Sporogeny of P. circumflexum but not transmission has been recorded in Mansonia perturbans.

== Avian malaria notes ==

- P. relictum is known to infect over 70 bird families and 359 wild bird species so the record here should be regarded as incomplete. Additional host species can be found under the link Plasmodium relictum. It is likely that this species has been responsible for more bird extinctions than any other protist.
- P. vaughani is the second commonest species of avian malaria parasites after P. relictum.
- P. inconstans, P. irae, P. praecox, P. subpraecox and P. wasielewski have been re classified as P. relictum. P. subpraecox was described by Grassi and Feletti in 1892. P. wasielewski was described by Brumpt in 1909.
- P. elongatum infects 21 bird families and 59 species of bird. Additional host species are given under the link Plasmodium elongatum.
- P. dominicana is a species known only from fossil amber. It is thought to have been a species infecting birds. It has been placed in the subgenus Nyssorhynchus.
- The taxonomic status of P. corradettii (Laird, 1998) is currently regarded as dubious and may be revised.
- P. huffi may be the same species as P. nucleophilum toucani.
- P. oti is now regarded as the same species as P. hexamerium.
- There are currently 13 species recognised in the subgenus Novyella all of which are listed here.

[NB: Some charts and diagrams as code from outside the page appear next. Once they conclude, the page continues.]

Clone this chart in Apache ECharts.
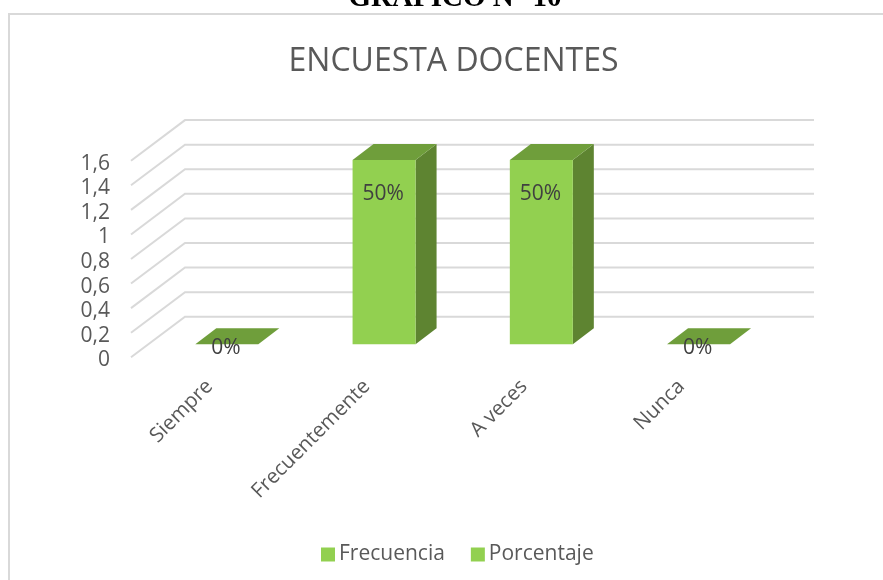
<!DOCTYPE html>
<html>
<head>
<meta charset="utf-8">
<title>Encuesta docentes</title>
<script src="https://cdn.jsdelivr.net/npm/echarts@6/dist/echarts.min.js"></script>
<style>
  html, body { margin: 0; padding: 0; background: #fff; }
  #chart { width: 883px; height: 580px; }
</style>
</head>
<body>
<div id="chart"></div>
<script>
var categories = ['Siempre', 'Frecuentemente', 'A veces', 'Nunca'];
var frecuencia = [0, 1.5, 1.5, 0];
var porcentaje = [0, 50, 50, 0];
var yTicks = [0, 0.2, 0.4, 0.6, 0.8, 1, 1.2, 1.4, 1.6];

var FONT = '"Open Sans"';
var FACE = '#92d050', TOP = '#6f9e3b', SIDE = '#5e8431';
// fake 3d: how far the floor and the bars are pushed back, in px
var WALL = { dx: 54, dy: -40.6 };
var BAR = { dx: 17.2, dy: -13, depthX: 21, depthY: -16, width: 63 };

function gridWall(params, api) {
  var rect = params.coordSys;
  var y = api.coord([0, api.value(0)])[1];
  return {
    type: 'polyline',
    silent: true,
    shape: { points: [
      [rect.x, y],
      [rect.x + WALL.dx, y + WALL.dy],
      [rect.x + rect.width + WALL.dx, y + WALL.dy]
    ] },
    style: { fill: 'none', stroke: '#d9d9d9', lineWidth: 2 }
  };
}

function bar3d(params, api) {
  var base = api.coord([api.value(0), 0]);
  var top = api.coord([api.value(0), api.value(1)]);
  var x0 = base[0] + BAR.dx - BAR.width / 2;
  var x1 = x0 + BAR.width;
  var yb = base[1] + BAR.dy;
  var yt = top[1] + BAR.dy;
  var dx = BAR.depthX, dy = BAR.depthY;
  var kids = [];
  if (yb - yt > 0.5) {
    kids.push({ type: 'polygon', shape: { points: [[x1, yt], [x1 + dx, yt + dy], [x1 + dx, yb + dy], [x1, yb]] }, style: { fill: SIDE } });
    kids.push({ type: 'rect', shape: { x: x0, y: yt, width: BAR.width, height: yb - yt }, style: { fill: FACE } });
  }
  kids.push({ type: 'polygon', shape: { points: [[x0, yt], [x0 + dx, yt + dy], [x1 + dx, yt + dy], [x1, yt]] }, style: { fill: TOP } });
  return { type: 'group', children: kids };
}

function pctLabel(params, api) {
  var v = api.value(1);
  var p = api.coord([api.value(0), v]);
  return {
    type: 'text',
    style: {
      x: p[0] + BAR.dx - 1,
      y: p[1] + BAR.dy + (v > 0 ? 34 : 4),
      text: api.value(2) + '%',
      fill: '#404040',
      font: '21px ' + FONT,
      align: 'center',
      verticalAlign: 'middle'
    }
  };
}

var chart = echarts.init(document.getElementById('chart'), null, { renderer: 'canvas' });
chart.setOption({
  animation: false,
  backgroundColor: '#fff',
  title: {
    text: 'ENCUESTA DOCENTES',
    left: 448.5,
    top: 41,
    textAlign: 'center',
    textStyle: { color: '#595959', fontFamily: FONT, fontWeight: 'normal', fontSize: 32 }
  },
  legend: {
    data: [
      { name: 'Frecuencia', itemStyle: { color: FACE } },
      { name: 'Porcentaje', itemStyle: { color: FACE } }
    ],
    left: 316,
    top: 539,
    icon: 'rect',
    itemWidth: 14,
    itemHeight: 14,
    itemGap: 26,
    textStyle: { color: '#595959', fontFamily: FONT, fontSize: 21, padding: [0, 0, 0, -1] }
  },
  grid: { left: 131, right: 123, top: 160.7, height: 196.6 },
  xAxis: {
    type: 'category',
    data: categories,
    axisLine: { show: false },
    axisTick: { show: false },
    axisLabel: { rotate: 45, interval: 0, margin: 26, color: '#595959', fontFamily: FONT, fontSize: 20.5 }
  },
  yAxis: {
    type: 'value',
    min: 0,
    max: 1.6,
    interval: 0.2,
    splitLine: { show: false },
    axisLine: { show: false },
    axisTick: { show: false },
    axisLabel: {
      margin: 21,
      color: '#595959',
      fontFamily: FONT,
      fontSize: 21,
      // labels sit a little under their tick in the original
      verticalAlign: 'top',
      lineHeight: 6,
      formatter: function (v) { return String(v).replace('.', ','); }
    }
  },
  series: [
    { type: 'custom', name: 'grid', z: 1, clip: false, silent: true, renderItem: gridWall, encode: { y: 0 }, data: yTicks.map(function (t) { return [t]; }) },
    { type: 'custom', name: 'Frecuencia', z: 2, clip: false, renderItem: bar3d, itemStyle: { color: FACE }, encode: { x: 0, y: 1 },
      data: frecuencia.map(function (v, i) { return [i, v]; }) },
    { type: 'custom', name: 'Porcentaje', z: 3, clip: false, renderItem: pctLabel, itemStyle: { color: FACE }, encode: { x: 0, y: 1 },
      data: porcentaje.map(function (p, i) { return [i, frecuencia[i], p]; }) }
  ],
  graphic: [
    { type: 'rect', z: 0, silent: true, shape: { x: 9, y: 14, width: 880, height: 570 }, style: { fill: 'none', stroke: '#d9d9d9', lineWidth: 2 } },
    { type: 'text', z: 5, silent: true, style: { x: 455, y: 13.5, text: 'GRÁFICO N° 10', fill: '#000', font: 'bold 29px "Liberation Serif"', align: 'center', verticalAlign: 'bottom' } }
  ]
});
</script>
</body>
</html>
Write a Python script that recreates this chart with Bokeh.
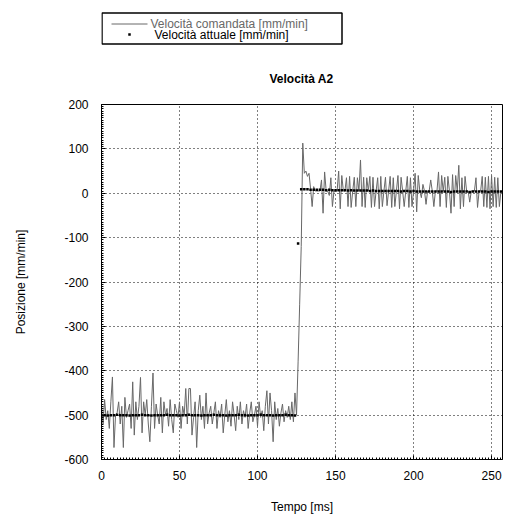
from bokeh.plotting import figure
from bokeh.layouts import column
from bokeh.models import Range1d, SingleIntervalTicker, CustomJSTickFormatter
from bokeh.core.properties import value
from bokeh.embed import file_html
from bokeh.resources import INLINE

FONT = "Liberation Sans"
GRAY = "#686868"

title_text = "Velocità A2"
x_label = "Tempo [ms]"
y_label = "Posizione [mm/min]"
series_names = ["Velocità comandata [mm/min]", "Velocità attuale [mm/min]"]

# commanded velocity, sampled every 1 ms (0..256)
time_cmd = list(range(0, 257))
commanded = [
    -480, -520, -465, -510, -490, -530, -470, -414, -573, -500,
    -495, -470, -520, -480, -573, -460, -505, -490, -475, -530,
    -425, -545, -470, -510, -480, -415, -540, -470, -500, -465,
    -520, -560, -480, -405, -530, -475, -500, -520, -460, -540,
    -470, -500, -485, -525, -465, -510, -540, -475, -490, -505,
    -470, -530, -480, -500, -440, -520, -440, -440, -545, -505,
    -470, -573, -490, -455, -510, -480, -530, -450, -520, -495,
    -480, -520, -495, -470, -530, -490, -505, -475, -540, -500,
    -465, -515, -490, -525, -470, -500, -535, -480, -510, -470,
    -520, -490, -505, -475, -530, -495, -470, -515, -500, -480,
    -525, -470, -505, -490, -535, -480, -445, -520, -450, -490,
    -560, -470, -510, -485, -525, -495, -475, -515, -490, -505,
    -480, -510, -470, -515, -450,
    -500, -380, -250, -120,
    113,
    45, 50, 38, 45, 10, -30, 15, 5, 5, 5,
    5, 30, -45, 48, 5, 5, -5, 35, -30, 5,
    5, 5, 50, -35, 40, 5, 5, 35, -30, 38,
    -32, 5, 36, -30, 35, 5, 75, -30, 36, -32,
    35, 5, 38, -32, 36, -30, 5, 35, -35, 38,
    -30, 5, 36, -28, 5, 38, -32, 35, -30, 5,
    40, -35, 36, 5, -30, 5, 38, -32, 35, -30,
    5, 45, -42, 40, 5, -10, 20, 5, -25, 5,
    5, 30, 5, -30, 5, 5, 48, -30, 40, 5,
    36, -32, 38, 5, -45, 42, -30, 40, 5, 63,
    -35, 35, -30, 38, 5, 5, -20, 5, 5, 5,
    35, -32, 5, 5, 38, -30, 36, -32, 38, -35,
    40, -30, 36, -32, 35, -30, 5,
]

# actual velocity, sampled every 2 ms (0..256)
time_act = list(range(0, 257, 2))
actual = [
    -500, -500, -501, -500, -500, -499, -500, -500, -500, -501,
    -500, -500, -500, -499, -500, -500, -501, -500, -500, -500,
    -500, -499, -500, -500, -500, -501, -500, -500, -499, -500,
    -500, -500, -501, -500, -500, -500, -499, -500, -500, -500,
    -501, -500, -500, -500, -499, -500, -500, -501, -500, -500,
    -500, -499, -500, -500, -500, -501, -500, -500, -500, -499,
    -500, -500, -501,
    -113,
    9, 9, 9, 8, 8, 8, 8, 8, 7, 8,
    7, 7, 7, 7, 7, 6, 7, 6, 6, 6,
    6, 6, 5, 6, 5, 5, 5, 5, 5, 5,
    5, 5, 4, 5, 5, 4, 5, 4, 4, 4,
    4, 4, 4, 4, 4, 4, 4, 4, 3, 4,
    4, 4, 4, 4, 3, 4, 4, 4, 4, 4,
    3, 4, 4, 4, 4,
]

x_ticks_interval = 50
y_ticks_interval = 100

# ---------- top area: legend + title (frame aligned with main chart: 101..502 px) ----------
top = figure(width=505, height=95, x_range=Range1d(101, 502), y_range=Range1d(95, 0),
             output_backend="svg", toolbar_location=None,
             min_border=0, min_border_left=101, min_border_right=3)
top.axis.visible = False
top.grid.visible = False
top.outline_line_color = None
top.quad(left=[101.5], right=[341.5], top=[12.5], bottom=[43.5],
         fill_color=None, line_color="black", line_width=1.5)
top.segment(x0=[111], y0=[23.5], x1=[147], y1=[23.5], line_color=GRAY, line_width=1)
top.scatter(x=[129], y=[34], marker="square", size=2.5, color="black", line_color=None)
top.text(x=[150], y=[23.5], text=[series_names[0]], text_font=value(FONT),
         text_font_size="12px", text_baseline="middle", text_color=GRAY)
top.text(x=[154], y=[34], text=[series_names[1]], text_font=value(FONT),
         text_font_size="12px", text_baseline="middle", text_color="black")
top.text(x=[301], y=[78], text=[title_text], text_font=value(FONT),
         text_font_size="12px", text_font_style="bold", text_align="center",
         text_baseline="middle", text_color="black")

# ---------- main chart ----------
p = figure(width=505, height=422, x_range=Range1d(0, 257), y_range=Range1d(-600, 200),
           output_backend="svg", toolbar_location=None,
           min_border_left=101, min_border_right=3, min_border_top=9, min_border_bottom=58)
p.background_fill_color = "white"
p.border_fill_color = "white"
p.outline_line_color = "black"
p.outline_line_alpha = 1.0
p.outline_line_width = 1

p.line(time_cmd, commanded, line_color=GRAY, line_width=1)
p.scatter(time_act, actual, marker="square", size=2.5, color="black", line_color=None)

p.xaxis.ticker = SingleIntervalTicker(interval=x_ticks_interval, num_minor_ticks=25)
p.yaxis.ticker = SingleIntervalTicker(interval=y_ticks_interval, num_minor_ticks=20)
fmt_code = "return String(Math.round(tick));"
p.xaxis.formatter = CustomJSTickFormatter(code=fmt_code)
p.yaxis.formatter = CustomJSTickFormatter(code=fmt_code)

for ax in (p.xaxis[0], p.yaxis[0]):
    ax.axis_line_color = "black"
    ax.major_tick_in = 4
    ax.major_tick_out = 0
    ax.minor_tick_in = 2
    ax.minor_tick_out = 0
    ax.major_tick_line_color = "black"
    ax.minor_tick_line_color = "black"
    ax.major_label_text_font = FONT
    ax.major_label_text_font_size = "12px"
    ax.major_label_text_color = "black"
    ax.axis_label_text_font = FONT
    ax.axis_label_text_font_size = "12px"
    ax.axis_label_text_font_style = "normal"
    ax.axis_label_text_color = "black"

p.xaxis.axis_label = x_label
p.yaxis.axis_label = y_label
p.xaxis.major_label_standoff = 11
p.xaxis.axis_label_standoff = 17
p.yaxis.major_label_standoff = 13
p.yaxis.axis_label_standoff = 33

for g in (p.xgrid[0], p.ygrid[0]):
    g.grid_line_color = "black"
    g.grid_line_dash = "1 3"
    g.grid_line_width = 1

layout = column(top, p, spacing=0)
open("out.html", "w").write(file_html(layout, INLINE))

A number of additional species have been described in birds - P. centropi, P. chloropsidis, P. gallinuae, P. herodialis, P. heroni, P. mornony, P. pericorcoti and P. ploceii - but the suggested speciation was based at least in part on the idea - 'one host - one species'. It has not been possible to reconcile the descriptions with any of the currently recognised species, and these are not currently regarded as valid species. As further investigations are made into this genus these species may be resurrected.

A species P. japonicum has been reported but this appears to be the only report of this species and should therefore be regarded of dubious validity.